Pre-exposure prophylaxis (PrEP) holds promise for achieving a significant, sustained decline in new HIV infections, but some groups of men who have sex with men (MSM) may have difficulty adhering to daily dosing. Prevention effective adherence suggests that PrEP’s efficacy depends on adherence at the time of HIV exposure, yet few studies have examined how exposures (i.e., high-risk sex) overlap with periods of consecutive missed PrEP doses. Substance use may also play a role in these vulnerable periods.
This study, conducted by Dr. Tyler Wray, assistant professor of behavioral and social sciences, and colleagues, explored the co-occurrence of sexual risk behavior and substance use with lapses in PrEP adherence over six months among MSM at a community PrEP clinic. Digital pill bottles were utilized to monitor the daily adherence of 40 PrEP-experienced patients recruited from an outpatient clinic in the Northeastern U.S. Participants also completed detailed online diaries every two weeks that surveyed their sexual behavior and substance use each day.
[Photo: Dr. Tyler Wray]
Results suggest that, even in an older, PrEP-experienced sample of MSM, adherence lapses of three or more days were common, as was having more than one such lapse over a six-month period. The results also showed that sex events involving potential HIV exposure occurred nearly as often during PrEP adherence lapses when compared to periods of more regular adherence. This suggests that lapses in PrEP adherence were not likely due to participants taking deliberate pauses at times when they believed they would not be at risk, but rather to problems adhering to PrEP at times when they were still at risk. This finding may signal the need for interventions that focus on helping MSM adhere to PrEP more consistently, and/or identifying triggers for periods of nonadherence.

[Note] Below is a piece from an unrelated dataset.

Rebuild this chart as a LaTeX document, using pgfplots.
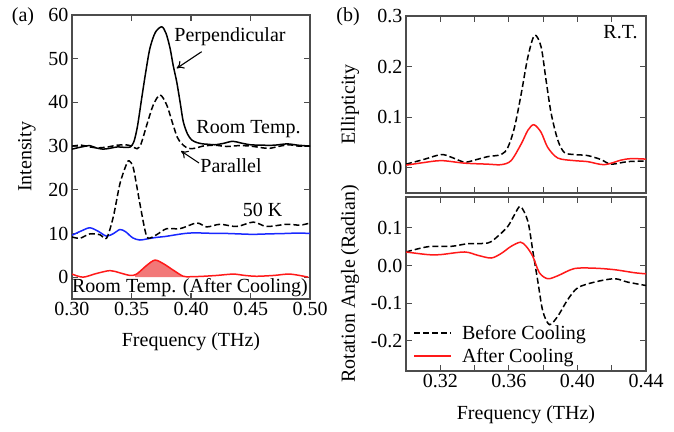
\documentclass[border=0pt]{standalone}
\usepackage{fontspec}
\setmainfont{Liberation Serif}
\usepackage{pgfplots}
\pgfplotsset{compat=1.18}
\usetikzlibrary{arrows.meta}
\definecolor{myred}{RGB}{255,25,25}
\definecolor{myblue}{RGB}{25,40,255}
\definecolor{myfill}{RGB}{242,120,120}
\newcommand{\fs}{\rmfamily\fontsize{20}{24}\selectfont}
\tikzset{ln/.style={line width=1.5pt}, dsh/.style={line width=1.5pt, dash pattern=on 6pt off 3pt}}
\pgfplotsset{myaxis/.style={
  scale only axis,
  axis line style={black!70, line width=1.1pt},
  every tick/.style={black!70, line width=1.1pt},
  tick align=inside,
  major tick length=6pt, minor tick length=6pt,
  tick label style={font=\fs},
  label style={font=\fs},
  /pgf/number format/assume math mode=true,
}}
\begin{document}
\begin{tikzpicture}[font=\fs]
\path[use as bounding box] (0,0) rectangle (674pt,431pt);
% ---------------- panel (a)
\begin{axis}[myaxis,
  at={(72pt,132pt)}, anchor=south west, width=238pt, height=284pt,
  xmin=0.30, xmax=0.50, ymin=-5, ymax=60,
  xtick={0.30,0.35,0.40,0.45,0.50}, ytick={0,10,20,30,40,50,60},
  xticklabel style={/pgf/number format/.cd, fixed, fixed zerofill, precision=2},
  every axis y label/.style={at={(axis description cs:-0.189,0.5)}, rotate=90, anchor=center},
  every axis x label/.style={at={(axis description cs:0.5,-0.151)}, anchor=center},
  xlabel={Frequency (THz)}, ylabel={Intensity},
]
\addplot[myfill, fill=myfill, draw=none] coordinates {(0.353,0) (0.353,0.6) (0.3543,0.7) (0.358,1.4) (0.3628,2.7) (0.366,3.5) (0.3697,3.9) (0.373,3.7) (0.3767,3.1) (0.381,2.3) (0.3851,1.6) (0.389,0.9) (0.3935,0.2) (0.3935,0)};
\addplot[black, ln, smooth] coordinates {(0.300,29.3) (0.308,29.8) (0.315,30.1) (0.320,29.6) (0.326,29.3) (0.332,29.5) (0.338,29.8) (0.345,29.7) (0.349,29.8) (0.352,31.0) (0.355,34.5) (0.3586,41) (0.362,47) (0.3655,52.4) (0.370,56) (0.3754,57.3) (0.379,55.8) (0.3824,52.4) (0.385,48.5) (0.388,44.7) (0.391,39.8) (0.3935,35.6) (0.397,32.8) (0.4006,31.4) (0.405,30.8) (0.410,30.5) (0.415,30.4) (0.420,30.3) (0.427,30.6) (0.435,31.1) (0.442,30.7) (0.450,30.3) (0.460,30.2) (0.470,30.2) (0.4807,30.5) (0.490,30.2) (0.500,30.0)};
\addplot[black, dsh, smooth] coordinates {(0.300,30.0) (0.308,30.2) (0.315,29.8) (0.322,29.6) (0.330,29.8) (0.338,30.2) (0.345,30.3) (0.350,30.0) (0.3546,29.4) (0.358,30.5) (0.3628,34.8) (0.3683,39.4) (0.374,41.7) (0.3796,39.4) (0.385,34.8) (0.3885,32.0) (0.392,30.6) (0.396,29.7) (0.400,29.4) (0.405,29.6) (0.410,30.0) (0.420,30.2) (0.430,29.9) (0.440,30.1) (0.450,30.0) (0.460,29.6) (0.4664,29.5) (0.475,30.0) (0.483,30.3) (0.490,30.0) (0.500,30.0)};
\addplot[myblue, ln, smooth] coordinates {(0.300,9.6) (0.308,10.6) (0.315,11.3) (0.322,10.5) (0.329,9.4) (0.335,10.0) (0.3403,10.9) (0.345,10.4) (0.351,9.0) (0.357,8.5) (0.364,8.8) (0.371,9.1) (0.378,9.3) (0.385,9.6) (0.392,9.9) (0.399,10.1) (0.410,10.1) (0.420,10.0) (0.430,10.0) (0.440,9.9) (0.452,9.8) (0.465,9.9) (0.480,10.0) (0.490,10.1) (0.500,10.0)};
\addplot[black, dsh, smooth] coordinates {(0.300,9.2) (0.3067,8.9) (0.315,9.9) (0.3235,9.7) (0.329,8.9) (0.3347,13.8) (0.3403,21.4) (0.346,26.0) (0.3482,26.6) (0.351,25.5) (0.353,23.0) (0.357,16.9) (0.3613,10.8) (0.364,8.9) (0.371,9.7) (0.3796,11.1) (0.3908,11.1) (0.4048,12.4) (0.4132,11.5) (0.4244,12.1) (0.4384,11.6) (0.4524,12.6) (0.4636,11.6) (0.4804,12.1) (0.4916,11.9) (0.500,12.4)};
\addplot[myred, ln, smooth] coordinates {(0.300,0.7) (0.3092,0.0) (0.320,0.8) (0.3319,1.5) (0.340,1.0) (0.3487,0.4) (0.3543,0.7) (0.3628,2.7) (0.3697,3.9) (0.3767,3.1) (0.3851,1.6) (0.3935,0.2) (0.400,0.1) (0.4103,0.2) (0.422,0.4) (0.4355,0.7) (0.445,0.4) (0.4552,0.2) (0.470,0.4) (0.4832,0.7) (0.4986,0.0)};
\end{axis}
% ---------------- panel (b) top
\begin{axis}[myaxis,
  at={(406pt,238pt)}, anchor=south west, width=240pt, height=177pt,
  xmin=0.30, xmax=0.44, ymin=-0.05, ymax=0.3,
  xtick={0.32,0.36,0.40,0.44}, minor xtick={0.34,0.38,0.42}, xticklabels={},
  ytick={0,0.1,0.2,0.3},
  yticklabel style={/pgf/number format/.cd, fixed, fixed zerofill, precision=1},
  every axis y label/.style={at={(axis description cs:-0.233,0.5)}, rotate=90, anchor=center},
  ylabel={Ellipticity},
]
\addplot[black, dsh, smooth] coordinates {(0.300,0.007) (0.310,0.016) (0.3206,0.026) (0.327,0.020) (0.3342,0.011) (0.341,0.016) (0.3478,0.022) (0.3555,0.026) (0.3594,0.040) (0.3633,0.080) (0.3672,0.146) (0.3711,0.219) (0.375,0.262) (0.3788,0.239) (0.3817,0.173) (0.3847,0.107) (0.3886,0.054) (0.3924,0.030) (0.3982,0.026) (0.406,0.024) (0.4138,0.016) (0.4196,0.007) (0.4293,0.012) (0.440,0.013)};
\addplot[myred, ln, smooth] coordinates {(0.300,0.005) (0.310,0.010) (0.3206,0.014) (0.3342,0.009) (0.3478,0.007) (0.3555,0.006) (0.3613,0.014) (0.3672,0.047) (0.3711,0.074) (0.3746,0.085) (0.3788,0.070) (0.3827,0.040) (0.3886,0.019) (0.3982,0.014) (0.406,0.012) (0.4157,0.006) (0.4254,0.015) (0.4313,0.018) (0.440,0.017)};
\end{axis}
% ---------------- panel (b) bottom
\begin{axis}[myaxis,
  at={(406pt,60pt)}, anchor=south west, width=240pt, height=174pt,
  xmin=0.30, xmax=0.44, ymin=-0.28, ymax=0.182,
  xtick={0.32,0.36,0.40,0.44}, minor xtick={0.34,0.38,0.42},
  xticklabel style={/pgf/number format/.cd, fixed, fixed zerofill, precision=2},
  ytick={-0.2,-0.1,0,0.1},
  yticklabel style={/pgf/number format/.cd, fixed, fixed zerofill, precision=1},
  every axis y label/.style={at={(axis description cs:-0.233,0.5)}, rotate=90, anchor=center},
  every axis x label/.style={at={(axis description cs:0.5,-0.253)}, anchor=center},
  xlabel={Frequency (THz)}, ylabel={Rotation Angle (Radian)},
  legend style={at={(rel axis cs:0.03,0.275)}, anchor=north west, draw=none, fill=none, font=\fs, inner sep=0pt, row sep=3pt,
    /tikz/every odd column/.append style={column sep=8pt}},
  legend cell align=left,
]
\addlegendimage{legend image code/.code={\draw[black, line width=1.5pt, dash pattern=on 6pt off 3pt] (0pt,0pt) -- (37pt,0pt);}}
\addlegendentry{Before Cooling}
\addlegendimage{legend image code/.code={\draw[myred, line width=1.6pt] (0pt,0pt) -- (37pt,0pt);}}
\addlegendentry{After Cooling}
\addplot[black, dsh, smooth, forget plot] coordinates {(0.300,0.036) (0.3128,0.050) (0.3264,0.051) (0.3361,0.058) (0.3478,0.060) (0.3536,0.078) (0.3594,0.104) (0.3633,0.135) (0.3668,0.157) (0.3711,0.117) (0.374,0.038) (0.3769,-0.042) (0.3798,-0.121) (0.3837,-0.157) (0.3886,-0.134) (0.3944,-0.090) (0.4002,-0.059) (0.4099,-0.044) (0.4216,-0.035) (0.4293,-0.044) (0.440,-0.053)};
\addplot[myred, ln, smooth, forget plot] coordinates {(0.300,0.036) (0.3128,0.029) (0.320,0.029) (0.3342,0.036) (0.342,0.027) (0.3497,0.020) (0.3555,0.032) (0.3613,0.051) (0.3668,0.062) (0.3701,0.051) (0.3739,0.025) (0.3778,-0.019) (0.3827,-0.035) (0.3886,-0.027) (0.3982,-0.008) (0.4099,-0.007) (0.4216,-0.011) (0.4332,-0.019) (0.440,-0.022)};
\end{axis}
% ---------------- annotations
\node at (23pt,414pt) {(a)};
\node at (348pt,414pt) {(b)};
\node at (230pt,394pt) {Perpendicular};
\node at (248.5pt,302pt) {Room Temp.};
\node at (231pt,265pt) {Parallel};
\node at (262.5pt,221pt) {50 K};
\node at (190pt,143pt) {Room Temp. (After Cooling)};
\node at (620.5pt,399pt) {R.T.};
\draw[line width=1.1pt, -{To[length=7pt,width=9pt]}] (201.7pt,379.3pt) -- (176.7pt,362.7pt);
\draw[line width=1.1pt, -{To[length=7pt,width=9pt]}] (199pt,268pt) -- (181pt,280pt);
\end{tikzpicture}
\end{document}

Although alcohol use appeared to play little role in producing adherence lapses or promoting risk behaviors that occurred during lapses, stimulant drug use often co-occurred with HIV risk behavior that occurred specifically during PrEP adherence lapses, suggesting that these drugs may facilitate HIV exposure specifically when PrEP is less protective. The study’s authors suggest that future research should focus on understanding the role of adherence lapses, risk behavior, and alcohol/drug use among younger, less PrEP-experienced MSM.
This article was published in JAIDS.